An alternative approach, and the one I have used many times, is to create a neural network model using the factors of interest and the race result as the outcome, or target variable. For this article I chose the following factors: Age of Runner, Course Absence, Weight Carried, Position on Last Run, and Last Race Price Ratio (LRPR).
All of these are well known and need no further explanation except for, perhaps, the final attribute.
The LRPR is simply the starting price of the horse on its last run divided by the number of runners in that race. Essentially this figure illustrates the degree of market confidence behind the horse on its last start, with a low figure suggesting a higher level of confidence.
The advantage of using this type of model to identify the importance of the variables is that it is immune to any correlation between the inputs, and it smoothes the data thus removing the outliers that may appear with a discrete model. The model was trained and then validated on a new set of data.
Overall, we would have expected a success rate of around 12%, however the model’s win rate was a reasonable 22%, which did equate to a small profit.

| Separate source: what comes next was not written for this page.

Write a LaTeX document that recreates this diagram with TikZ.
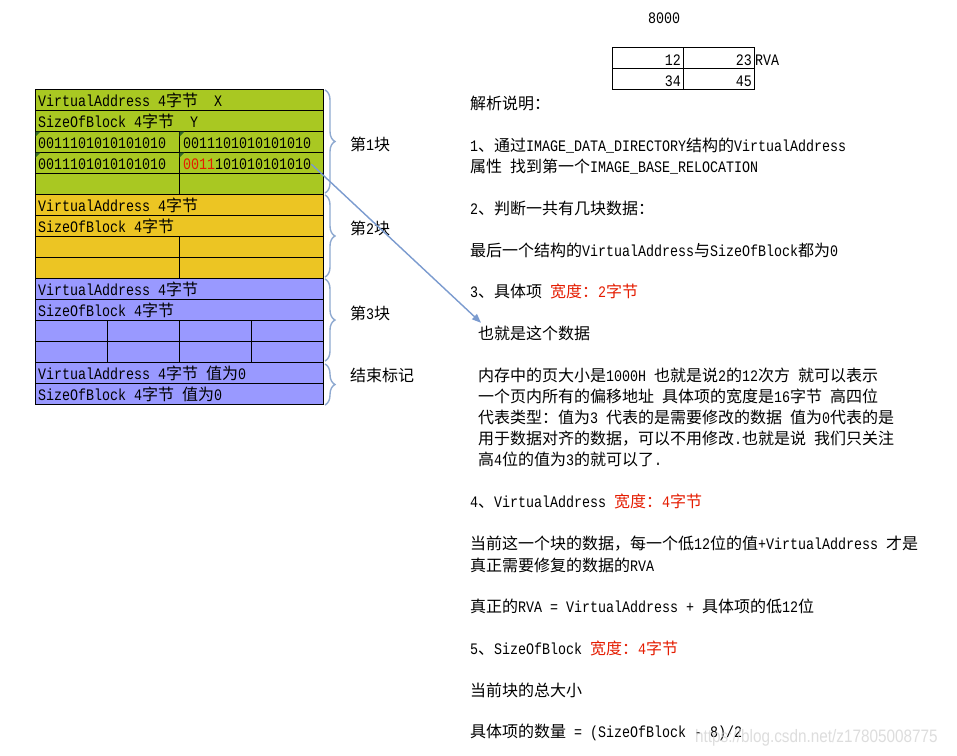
\documentclass[tikz,border=0pt]{standalone}
\usepackage{fontspec}
\setmainfont{Liberation Mono}[FakeStretch=0.8333]
\newfontfamily\cjk{Noto Sans CJK SC}
\newfontfamily\wmfont{Liberation Sans}[FakeStretch=0.85]
\usetikzlibrary{arrows.meta,decorations.pathreplacing}
\newcommand\zh[1]{{\cjk #1}}
\newcommand\fs{\fontsize{16}{21}\selectfont}
\definecolor{greenfill}{HTML}{A9C822}
\definecolor{yellowfill}{HTML}{ECC523}
\definecolor{bluefill}{HTML}{9999FF}
\definecolor{redtxt}{HTML}{E51C00}
\definecolor{bracecol}{HTML}{8EA9D0}
\definecolor{arrowcol}{HTML}{7B9BCF}
\definecolor{errg}{HTML}{336B26}
\newcommand\rd[1]{\textcolor{redtxt}{#1}}
\tikzset{
  cellbox/.style={draw=black, line width=0.8pt, anchor=north west, inner sep=0pt, minimum height=21pt},
  full/.style={cellbox, minimum width=288pt},
  half/.style={cellbox, minimum width=144pt},
  quarter/.style={cellbox, minimum width=72pt},
  small/.style={cellbox, minimum width=71pt},
  txt/.style={anchor=base west, inner sep=0pt, font=\fs},
  rtxt/.style={anchor=base east, inner sep=0pt, font=\fs},
  bracestyle/.style={draw=bracecol, line width=1.4pt, decorate, decoration={brace, amplitude=10pt}},
  errmark/.style={fill=errg},
}
\begin{document}
\begin{tikzpicture}[x=1pt,y=-1pt]
\fill[white] (0,0) rectangle (957,755);
\useasboundingbox (0,0) rectangle (957,755);

% ---- block 1 (green)
\node[full, fill=greenfill] (g1) at (35,89) {};
\node[full, fill=greenfill] (g2) at (35,110) {};
\node[half, fill=greenfill] (g3a) at (35,131) {};
\node[half, fill=greenfill] (g3b) at (179,131) {};
\node[half, fill=greenfill] (g4a) at (35,152) {};
\node[half, fill=greenfill] (g4b) at (179,152) {};
\node[half, fill=greenfill] (g5a) at (35,173) {};
\node[half, fill=greenfill] (g5b) at (179,173) {};
% ---- block 2 (yellow)
\node[full, fill=yellowfill] (y1) at (35,194) {};
\node[full, fill=yellowfill] (y2) at (35,215) {};
\node[half, fill=yellowfill] (y3a) at (35,236) {};
\node[half, fill=yellowfill] (y3b) at (179,236) {};
\node[half, fill=yellowfill] (y4a) at (35,257) {};
\node[half, fill=yellowfill] (y4b) at (179,257) {};
% ---- block 3 (blue)
\node[full, fill=bluefill] (b1) at (35,278) {};
\node[full, fill=bluefill] (b2) at (35,299) {};
\node[quarter, fill=bluefill] (b3a) at (35,320) {};
\node[quarter, fill=bluefill] (b3b) at (107,320) {};
\node[quarter, fill=bluefill] (b3c) at (179,320) {};
\node[quarter, fill=bluefill] (b3d) at (251,320) {};
\node[quarter, fill=bluefill] (b4a) at (35,341) {};
\node[quarter, fill=bluefill] (b4b) at (107,341) {};
\node[quarter, fill=bluefill] (b4c) at (179,341) {};
\node[quarter, fill=bluefill] (b4d) at (251,341) {};
% ---- end marker
\node[full, fill=bluefill] (e1) at (35,362) {};
\node[full, fill=bluefill] (e2) at (35,383) {};

% error indicator triangles
\fill[errmark] (35.5,131.5) -- (40.5,131.5) -- (35.5,136.5) -- cycle;
\fill[errmark] (179.5,131.5) -- (184.5,131.5) -- (179.5,136.5) -- cycle;
\fill[errmark] (35.5,152.5) -- (40.5,152.5) -- (35.5,157.5) -- cycle;
\fill[errmark] (179.5,152.5) -- (184.5,152.5) -- (179.5,157.5) -- cycle;

% table texts
\node[txt] (tg1) at (38,106.5) {VirtualAddress 4\zh{字节}\ \ X};
\node[txt] (tg2) at (38,127.5) {SizeOfBlock 4\zh{字节}\ \ Y};
\node[txt] (tg3a) at (38,148.5) {0011101010101010};
\node[txt] (tg3b) at (183,148.5) {0011101010101010};
\node[txt] (tg4a) at (38,169.5) {0011101010101010};
\node[txt] (tg4b) at (183,169.5) {\rd{0011}101010101010};
\node[txt] (ty1) at (38,211.5) {VirtualAddress 4\zh{字节}};
\node[txt] (ty2) at (38,232.5) {SizeOfBlock 4\zh{字节}};
\node[txt] (tb1) at (38,295.5) {VirtualAddress 4\zh{字节}};
\node[txt] (tb2) at (38,316.5) {SizeOfBlock 4\zh{字节}};
\node[txt] (te1) at (38,379.5) {VirtualAddress 4\zh{字节} \zh{值为}0};
\node[txt] (te2) at (38,400.5) {SizeOfBlock 4\zh{字节} \zh{值为}0};

% braces
\draw[bracestyle] (325,90) -- (325,193);
\draw[bracestyle] (325,195) -- (325,277);
\draw[bracestyle] (325,279) -- (325,361);
\draw[bracestyle] (325,364) -- (325,405);
\node[txt] (l1) at (350,150.5) {\zh{第}1\zh{块}};
\node[txt] (l2) at (350,234) {\zh{第}2\zh{块}};
\node[txt] (l3) at (350,319) {\zh{第}3\zh{块}};
\node[txt] (l4) at (350,381) {\zh{结束标记}};

% top-right small table
\node[txt] (n8000) at (648,23.5) {8000};
\node[small] (s11) at (612,47) {};
\node[small] (s12) at (683,47) {};
\node[small] (s21) at (612,68) {};
\node[small] (s22) at (683,68) {};
\node[rtxt] (v11) at (681,65) {12};
\node[rtxt] (v12) at (752,65) {23};
\node[rtxt] (v21) at (681,86) {34};
\node[rtxt] (v22) at (752,86) {45};
\node[txt] (rva) at (755,65) {RVA};

% right explanations
\node[txt] (h0) at (470,109.5) {\zh{解析说明：}};
\node[txt] (p1a) at (470,151) {1\zh{、通过}IMAGE\_DATA\_DIRECTORY\zh{结构的}VirtualAddress};
\node[txt] (p1b) at (470,172.5) {\zh{属性} \zh{找到第一个}IMAGE\_BASE\_RELOCATION};
\node[txt] (p2a) at (470,214.5) {2\zh{、判断一共有几块数据：}};
\node[txt] (p2b) at (470,256) {\zh{最后一个结构的}VirtualAddress\zh{与}SizeOfBlock\zh{都为}0};
\node[txt] (p3a) at (470,297.5) {3\zh{、具体项} \rd{\zh{宽度：}2\zh{字节}}};
\node[txt] (p3b) at (478,339.5) {\zh{也就是这个数据}};
\node[txt] (p3c) at (478,381) {\zh{内存中的页大小是}1000H \zh{也就是说}2\zh{的}12\zh{次方} \zh{就可以表示}};
\node[txt] (p3d) at (478,402) {\zh{一个页内所有的偏移地址} \zh{具体项的宽度是}16\zh{字节} \zh{高四位}};
\node[txt] (p3e) at (478,423) {\zh{代表类型：值为}3 \zh{代表的是需要修改的数据} \zh{值为}0\zh{代表的是}};
\node[txt] (p3f) at (478,444) {\zh{用于数据对齐的数据，可以不用修改}.\zh{也就是说} \zh{我们只关注}};
\node[txt] (p3g) at (478,465.5) {\zh{高}4\zh{位的值为}3\zh{的就可以了}.};
\node[txt] (p4a) at (470,507.5) {4\zh{、}VirtualAddress \rd{\zh{宽度：}4\zh{字节}}};
\node[txt] (p4b) at (470,549.5) {\zh{当前这一个块的数据，每一个低}12\zh{位的值}+VirtualAddress \zh{才是}};
\node[txt] (p4c) at (470,571) {\zh{真正需要修复的数据的}RVA};
\node[txt] (p4d) at (470,612.5) {\zh{真正的}RVA = VirtualAddress + \zh{具体项的低}12\zh{位}};
\node[txt] (p5a) at (470,654.5) {5\zh{、}SizeOfBlock \rd{\zh{宽度：}4\zh{字节}}};
\node[txt] (p5b) at (470,696) {\zh{当前块的总大小}};
\node[txt] (p5c) at (470,737.5) {\zh{具体项的数量} = (SizeOfBlock - 8)/2};

% arrow
\draw[arrowcol, line width=1.4pt, -{Triangle[length=9pt,width=7pt]}]
  (tg4b.east) -- ([shift={(3,-3)}]p3b.north west);

% watermark
\node[anchor=base west, inner sep=0pt, font=\wmfont\fontsize{18}{20}\selectfont, text=gray!35, opacity=0.75] (wm) at (695,742) {https://blog.csdn.net/z17805008775};
\end{tikzpicture}
\end{document}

To generate the importance of the variables the weights of the model were examined and the following degrees of influence extracted: LRPP: 23%; Age 13%, Course Absence: 13%; Weight Carried: 13%; Position LTO: 13%; others factors in the model (for horses that did not complete on their last run) and the bias: 25%.
Consequently, the LRPR was the most influential input as far as the model was concerned with the other variables of similar importance to each other.
In order to provide a greater level of detail for each factor, various test data sets were assembled where the variable of interest was allowed to range across its possible values whilst the other factors remained constant at their median values.
These were interrogated by the model and the outputs recorded. Since the target variable was a binary representation of the finishing position (1=win, 0=lost) a high value suggests a greater chance of success.
Graph 1 shows the model’s output associated with the Age variable. From the graph we can immediately see that younger horses produce a higher output with the level decreasing then flattening out for those aged 11 and over. This would seem reasonable and not many Analysts would disagree with the finding.
Weight Carried (Graph 2) shows an almost linear trend with the higher weights being favoured
which is similar to Position Last time (Graph 3) although the slope is in the opposite direction.
The LRPR graph (Graph 4) is possibly the most interesting. To form the graph the LRPR figure was ranked for each race with the smallest figure ranked as 1.
The graph shows a steep decline (steep is always good for type of analysis) from a high figure around 0.19 to a low of 0.05. This demonstrates the importance of the attribute (for instance it is more influential than the position last time out factor) and thus how useful it is in any forecasting model.
Finally Graph 5 presents the Course Absence factor, the form of which may be a little surprising. As can been seen the line is almost flat suggesting that this attribute has no overall impact on the model. In some models this could be due to high correlation with other factors, but given those chosen for this model this is clearly not the case.
So why is this graph so flat when the overall level of influence is as high as some of the other factors?
Well, the graph shows the influence of the Course Absence factor for an average runner, in other words a horse which has average scores for the other variables. But for some runners this variable has much more impact (see Graph 6).
For models like linear regression the impact each variable has on the output remains constant across runners. In other words, and win last time out will make the same contribution to the output regardless of the other attributes of the runner. However, a neural network does not consider each variable in isolation, so the impact will not just depend on the attribute but the values of the other variables associated with the horse.
For average runners the graph for Course Absence maybe flat, but if we change one, or more, of the other variables we find a more interesting relationship.
In Graph 6 the outputs for the Course Absence attribute have been presented not for average runners, but for those horses which won their last race. The slope is now steeper, but what does it suggest? Essentially a previous race win is more important if it happened recently, again that would be a logical assessment.
Graph 7 shows the same relationship but for horses which are ranked top for the LRPR variable. On its own the LRPR variable produced a model output of around 0.19 when its value was 1, however when looked in relation to the Course Absence variable we can see that this figure drops to 0.13 as the number of days off the track increases.
So, whilst models like this can be used to confirm our understanding of the importance of each factor, they also show that it can be dangerous to treat these factors in isolation and a more holistic view should be adopted if possible.